* GIVEN EXERCISE *
Please retype the data in full and exactly; the pictures are not part of the copy.

* ROWS *
--- Start ---
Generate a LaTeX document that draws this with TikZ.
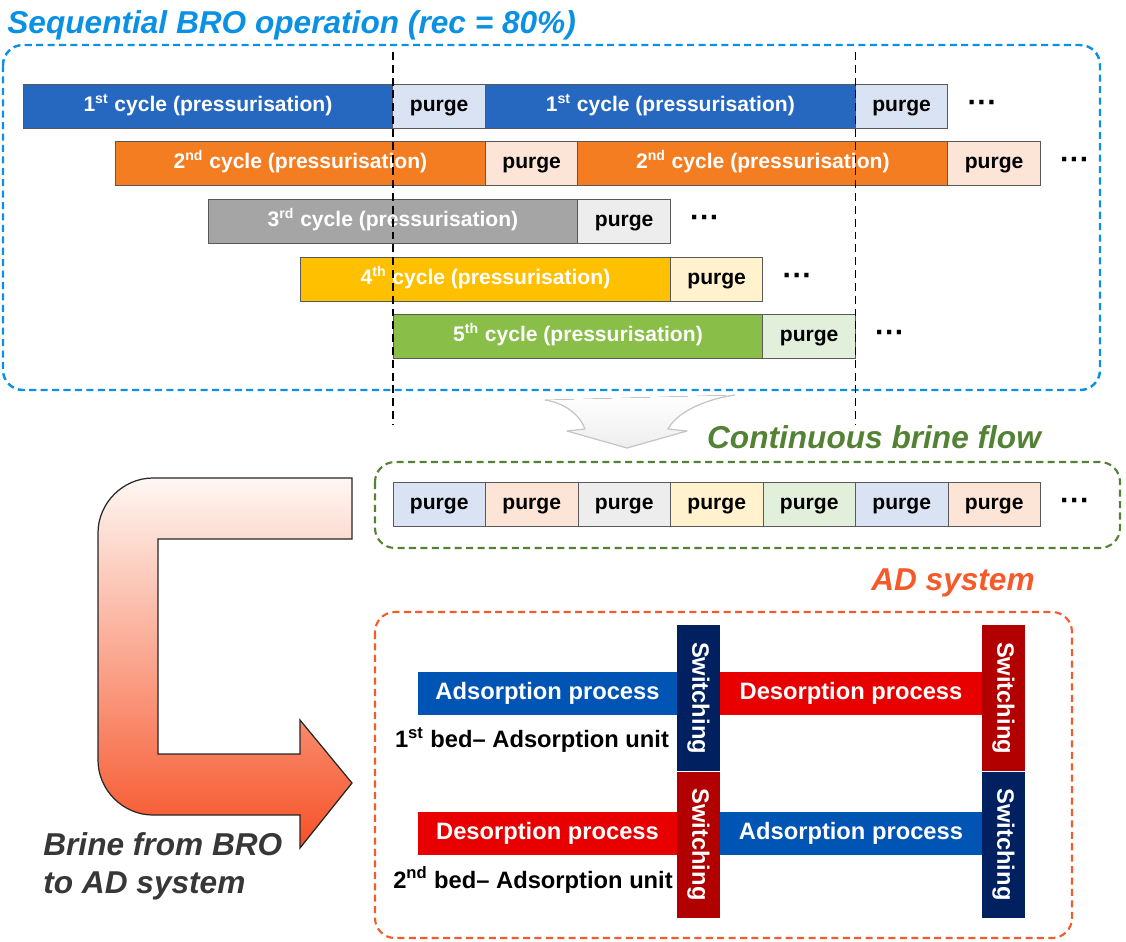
\documentclass[tikz,border=0pt]{standalone}
\usepackage{fontspec}
\setmainfont{Liberation Sans}
\usetikzlibrary{positioning}

\definecolor{titleblue}{RGB}{10,145,228}
\definecolor{flowgreen}{RGB}{84,130,53}
\definecolor{adorange}{RGB}{245,90,42}
\definecolor{cycblue}{RGB}{38,103,192}
\definecolor{cycorange}{RGB}{244,125,34}
\definecolor{cycgray}{RGB}{165,165,165}
\definecolor{cycyellow}{RGB}{255,192,0}
\definecolor{cycgreen}{RGB}{137,190,72}
\definecolor{prgblue}{RGB}{218,227,243}
\definecolor{prgorange}{RGB}{252,228,214}
\definecolor{prggray}{RGB}{237,237,237}
\definecolor{prgyellow}{RGB}{255,242,204}
\definecolor{prggreen}{RGB}{226,239,218}
\definecolor{adsblue}{RGB}{0,84,180}
\definecolor{desred}{RGB}{232,0,0}
\definecolor{swnavy}{RGB}{0,32,96}
\definecolor{swred}{RGB}{178,0,0}
\definecolor{brinetext}{RGB}{55,55,55}

\begin{document}
\begin{tikzpicture}[x=0.02cm,y=-0.02cm]

\tikzstyle cyc=[draw=black!65, line width=0.5pt, outer sep=0pt, minimum width=7.4cm, minimum height=0.88cm, inner sep=0pt, text height=9pt, text depth=2.8pt, text=white, font=\fontsize{12}{14}\selectfont\bfseries]
\tikzstyle prg=[cyc, minimum width=1.85cm, text=black]
\tikzstyle more=[inner sep=0pt, font=\fontsize{17}{18}\selectfont\bfseries]
\tikzstyle heading=[inner sep=0pt, font=\fontsize{18}{21.5}\selectfont\bfseries\itshape]
\tikzstyle proc=[minimum width=5.2cm, minimum height=0.86cm, inner sep=0pt, text height=10pt, text depth=3pt, text=white, font=\fontsize{13.5}{15}\selectfont\bfseries]
\tikzstyle switch=[rotate=-90, minimum width=2.92cm, minimum height=0.86cm, inner sep=0pt, text=white, font=\fontsize{13.5}{15}\selectfont\bfseries]
\tikzstyle bed=[inner sep=0pt, font=\fontsize{13.5}{15}\selectfont\bfseries]
\tikzstyle guide=[black, line width=1.1pt, dash pattern=on 4.5pt off 2.8pt]
\tikzstyle frame=[line width=1.2pt, dash pattern=on 4pt off 2.5pt, rounded corners=0.4cm]

\useasboundingbox (0,0) rectangle (1126,941);

% sequential operation
\node (title) [heading, text=titleblue, anchor=base west] at (7,33) {Sequential BRO operation (rec = 80\%)};
\draw [frame, titleblue, line width=1.4pt] (3,45) rectangle (1100,390);

\node (c1a) [cyc, fill=cycblue, anchor=west] at (23,106) {1\textsuperscript{st} cycle (pressurisation)};
\node (p1a) [prg, fill=prgblue, right=0pt of c1a] {purge};
\node (c1b) [cyc, fill=cycblue, right=0pt of p1a] {1\textsuperscript{st} cycle (pressurisation)};
\node (p1b) [prg, fill=prgblue, right=0pt of c1b] {purge};
\node (d1) [more, right=11pt of p1b] {···};

\node (c2a) [cyc, fill=cycorange, anchor=west] at (115.5,163) {2\textsuperscript{nd} cycle (pressurisation)};
\node (p2a) [prg, fill=prgorange, right=0pt of c2a] {purge};
\node (c2b) [cyc, fill=cycorange, right=0pt of p2a] {2\textsuperscript{nd} cycle (pressurisation)};
\node (p2b) [prg, fill=prgorange, right=0pt of c2b] {purge};
\node (d2) [more, right=11pt of p2b] {···};

\node (c3) [cyc, fill=cycgray, anchor=west] at (208,221) {3\textsuperscript{rd} cycle (pressurisation)};
\node (p3) [prg, fill=prggray, right=0pt of c3] {purge};
\node (d3) [more, right=11pt of p3] {···};

\node (c4) [cyc, fill=cycyellow, anchor=west] at (300.5,279) {4\textsuperscript{th} cycle (pressurisation)};
\node (p4) [prg, fill=prgyellow, right=0pt of c4] {purge};
\node (d4) [more, right=11pt of p4] {···};

\node (c5) [cyc, fill=cycgreen, anchor=west] at (393,336) {5\textsuperscript{th} cycle (pressurisation)};
\node (p5) [prg, fill=prggreen, right=0pt of c5] {purge};
\node (d5) [more, right=11pt of p5] {···};

\foreach \x in {393,855.5}
  \draw [guide] (\x,52) -- (\x,425);

% faded arrow down to the brine row
\fill [top color=white, bottom color=gray!14] (545,400) .. controls (565,403) and (580,415) .. (585,429) -- (567,431) -- (627,448) -- (687,431) -- (668,429) .. controls (675,415) and (700,400) .. (735,395) -- cycle;
\draw [gray!45, line width=0.7pt, line join=round] (545,400) .. controls (565,403) and (580,415) .. (585,429) -- (567,431) -- (627,448) -- (687,431) -- (668,429) .. controls (675,415) and (700,400) .. (735,395);

% continuous brine flow
\node (flow) [heading, text=flowgreen] at (874,437) {Continuous brine flow};
\draw [frame, flowgreen] (375,462) rectangle (1120,548);
\foreach \i/\col in {1/prgblue,2/prgorange,3/prggray,4/prgyellow,5/prggreen,6/prgblue,7/prgorange}
  \node (q\i) [prg, fill=\col, anchor=west] at ({393+92.5*(\i-1)},504) {purge};
\node (dq) [more, right=11pt of q7] {···};

% brine to the AD system
\draw [black!85, line width=0.7pt, top color=prgorange!30, bottom color=adorange!90!red]
  (352,478) -- (153,478) .. controls (123,478) and (98,503) .. (98,533)
  -- (98,760) .. controls (98,790) and (123,815) .. (153,815)
  -- (300,815) -- (300,848) -- (352,783) -- (300,720) -- (300,754)
  -- (158,754) -- (158,539) -- (352,539) -- cycle;
\node (brine) [heading, text=brinetext, align=left, anchor=base west] at (43,893) {Brine from BRO\\to AD system};

% AD system
\node (ad) [heading, text=adorange] at (953,583) {AD system};
\draw [frame, adorange] (375,612) rectangle (1072,938);

\node (sw1) [switch, fill=swnavy] at (698.5,698) {Switching};
\node (sw2) [switch, fill=swred] at (698.5,844.5) {Switching};
\node (sw3) [switch, fill=swred] at (1003.5,698) {Switching};
\node (sw4) [switch, fill=swnavy] at (1003.5,844.5) {Switching};

\node (ads1) [proc, fill=adsblue, minimum width=5.18cm] at (547.5,693.5) {Adsorption process};
\node (des1) [proc, fill=desred, minimum width=5.24cm] at (851,693.5) {Desorption process};
\node (des2) [proc, fill=desred, minimum width=5.18cm] at (547.5,833.5) {Desorption process};
\node (ads2) [proc, fill=adsblue, minimum width=5.24cm] at (851,833.5) {Adsorption process};

\node (bed1) [bed] at (532,740) {1\textsuperscript{st} bed-- Adsorption unit};
\node (bed2) [bed] at (533,880) {2\textsuperscript{nd} bed-- Adsorption unit};

\end{tikzpicture}
\end{document}
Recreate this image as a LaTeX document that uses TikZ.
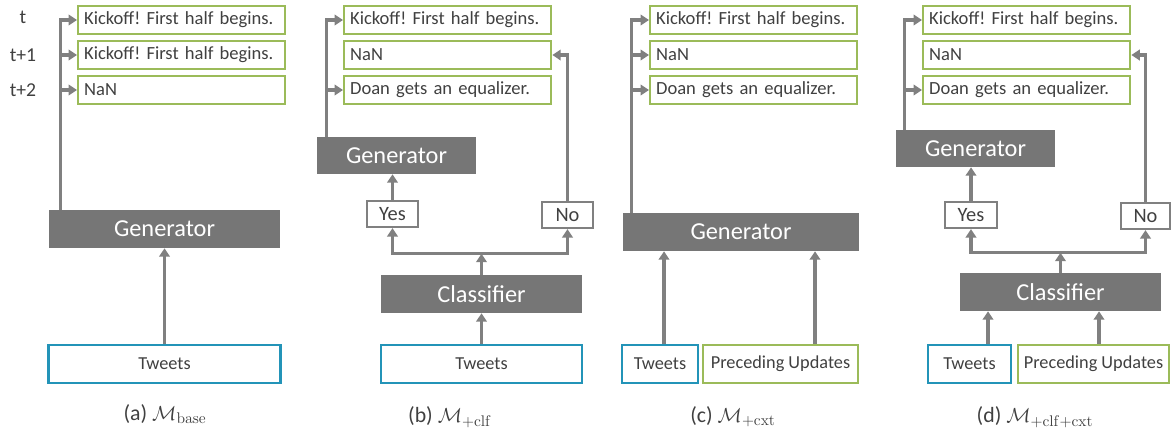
--- End ---
* TASK SOLUTION *
Generate a LaTeX document that draws this with TikZ.
\documentclass[tikz,border=0pt]{standalone}
\usepackage{fontspec}
\setmainfont{Liberation Sans}
\usetikzlibrary{positioning}

\definecolor{titleblue}{RGB}{10,145,228}
\definecolor{flowgreen}{RGB}{84,130,53}
\definecolor{adorange}{RGB}{245,90,42}
\definecolor{cycblue}{RGB}{38,103,192}
\definecolor{cycorange}{RGB}{244,125,34}
\definecolor{cycgray}{RGB}{165,165,165}
\definecolor{cycyellow}{RGB}{255,192,0}
\definecolor{cycgreen}{RGB}{137,190,72}
\definecolor{prgblue}{RGB}{218,227,243}
\definecolor{prgorange}{RGB}{252,228,214}
\definecolor{prggray}{RGB}{237,237,237}
\definecolor{prgyellow}{RGB}{255,242,204}
\definecolor{prggreen}{RGB}{226,239,218}
\definecolor{adsblue}{RGB}{0,84,180}
\definecolor{desred}{RGB}{232,0,0}
\definecolor{swnavy}{RGB}{0,32,96}
\definecolor{swred}{RGB}{178,0,0}
\definecolor{brinetext}{RGB}{55,55,55}

\begin{document}
\begin{tikzpicture}[x=0.02cm,y=-0.02cm]

\tikzstyle cyc=[draw=black!65, line width=0.5pt, outer sep=0pt, minimum width=7.4cm, minimum height=0.88cm, inner sep=0pt, text height=9pt, text depth=2.8pt, text=white, font=\fontsize{12}{14}\selectfont\bfseries]
\tikzstyle prg=[cyc, minimum width=1.85cm, text=black]
\tikzstyle more=[inner sep=0pt, font=\fontsize{17}{18}\selectfont\bfseries]
\tikzstyle heading=[inner sep=0pt, font=\fontsize{18}{21.5}\selectfont\bfseries\itshape]
\tikzstyle proc=[minimum width=5.2cm, minimum height=0.86cm, inner sep=0pt, text height=10pt, text depth=3pt, text=white, font=\fontsize{13.5}{15}\selectfont\bfseries]
\tikzstyle switch=[rotate=-90, minimum width=2.92cm, minimum height=0.86cm, inner sep=0pt, text=white, font=\fontsize{13.5}{15}\selectfont\bfseries]
\tikzstyle bed=[inner sep=0pt, font=\fontsize{13.5}{15}\selectfont\bfseries]
\tikzstyle guide=[black, line width=1.1pt, dash pattern=on 4.5pt off 2.8pt]
\tikzstyle frame=[line width=1.2pt, dash pattern=on 4pt off 2.5pt, rounded corners=0.4cm]

\useasboundingbox (0,0) rectangle (1126,941);

% sequential operation
\node (title) [heading, text=titleblue, anchor=base west] at (7,33) {Sequential BRO operation (rec = 80\%)};
\draw [frame, titleblue, line width=1.4pt] (3,45) rectangle (1100,390);

\node (c1a) [cyc, fill=cycblue, anchor=west] at (23,106) {1\textsuperscript{st} cycle (pressurisation)};
\node (p1a) [prg, fill=prgblue, right=0pt of c1a] {purge};
\node (c1b) [cyc, fill=cycblue, right=0pt of p1a] {1\textsuperscript{st} cycle (pressurisation)};
\node (p1b) [prg, fill=prgblue, right=0pt of c1b] {purge};
\node (d1) [more, right=11pt of p1b] {···};

\node (c2a) [cyc, fill=cycorange, anchor=west] at (115.5,163) {2\textsuperscript{nd} cycle (pressurisation)};
\node (p2a) [prg, fill=prgorange, right=0pt of c2a] {purge};
\node (c2b) [cyc, fill=cycorange, right=0pt of p2a] {2\textsuperscript{nd} cycle (pressurisation)};
\node (p2b) [prg, fill=prgorange, right=0pt of c2b] {purge};
\node (d2) [more, right=11pt of p2b] {···};

\node (c3) [cyc, fill=cycgray, anchor=west] at (208,221) {3\textsuperscript{rd} cycle (pressurisation)};
\node (p3) [prg, fill=prggray, right=0pt of c3] {purge};
\node (d3) [more, right=11pt of p3] {···};

\node (c4) [cyc, fill=cycyellow, anchor=west] at (300.5,279) {4\textsuperscript{th} cycle (pressurisation)};
\node (p4) [prg, fill=prgyellow, right=0pt of c4] {purge};
\node (d4) [more, right=11pt of p4] {···};

\node (c5) [cyc, fill=cycgreen, anchor=west] at (393,336) {5\textsuperscript{th} cycle (pressurisation)};
\node (p5) [prg, fill=prggreen, right=0pt of c5] {purge};
\node (d5) [more, right=11pt of p5] {···};

\foreach \x in {393,855.5}
  \draw [guide] (\x,52) -- (\x,425);

% faded arrow down to the brine row
\fill [top color=white, bottom color=gray!14] (545,400) .. controls (565,403) and (580,415) .. (585,429) -- (567,431) -- (627,448) -- (687,431) -- (668,429) .. controls (675,415) and (700,400) .. (735,395) -- cycle;
\draw [gray!45, line width=0.7pt, line join=round] (545,400) .. controls (565,403) and (580,415) .. (585,429) -- (567,431) -- (627,448) -- (687,431) -- (668,429) .. controls (675,415) and (700,400) .. (735,395);

% continuous brine flow
\node (flow) [heading, text=flowgreen] at (874,437) {Continuous brine flow};
\draw [frame, flowgreen] (375,462) rectangle (1120,548);
\foreach \i/\col in {1/prgblue,2/prgorange,3/prggray,4/prgyellow,5/prggreen,6/prgblue,7/prgorange}
  \node (q\i) [prg, fill=\col, anchor=west] at ({393+92.5*(\i-1)},504) {purge};
\node (dq) [more, right=11pt of q7] {···};

% brine to the AD system
\draw [black!85, line width=0.7pt, top color=prgorange!30, bottom color=adorange!90!red]
  (352,478) -- (153,478) .. controls (123,478) and (98,503) .. (98,533)
  -- (98,760) .. controls (98,790) and (123,815) .. (153,815)
  -- (300,815) -- (300,848) -- (352,783) -- (300,720) -- (300,754)
  -- (158,754) -- (158,539) -- (352,539) -- cycle;
\node (brine) [heading, text=brinetext, align=left, anchor=base west] at (43,893) {Brine from BRO\\to AD system};

% AD system
\node (ad) [heading, text=adorange] at (953,583) {AD system};
\draw [frame, adorange] (375,612) rectangle (1072,938);

\node (sw1) [switch, fill=swnavy] at (698.5,698) {Switching};
\node (sw2) [switch, fill=swred] at (698.5,844.5) {Switching};
\node (sw3) [switch, fill=swred] at (1003.5,698) {Switching};
\node (sw4) [switch, fill=swnavy] at (1003.5,844.5) {Switching};

\node (ads1) [proc, fill=adsblue, minimum width=5.18cm] at (547.5,693.5) {Adsorption process};
\node (des1) [proc, fill=desred, minimum width=5.24cm] at (851,693.5) {Desorption process};
\node (des2) [proc, fill=desred, minimum width=5.18cm] at (547.5,833.5) {Desorption process};
\node (ads2) [proc, fill=adsblue, minimum width=5.24cm] at (851,833.5) {Adsorption process};

\node (bed1) [bed] at (532,740) {1\textsuperscript{st} bed-- Adsorption unit};
\node (bed2) [bed] at (533,880) {2\textsuperscript{nd} bed-- Adsorption unit};

\end{tikzpicture}
\end{document}
Recreate this image as a LaTeX document that uses TikZ.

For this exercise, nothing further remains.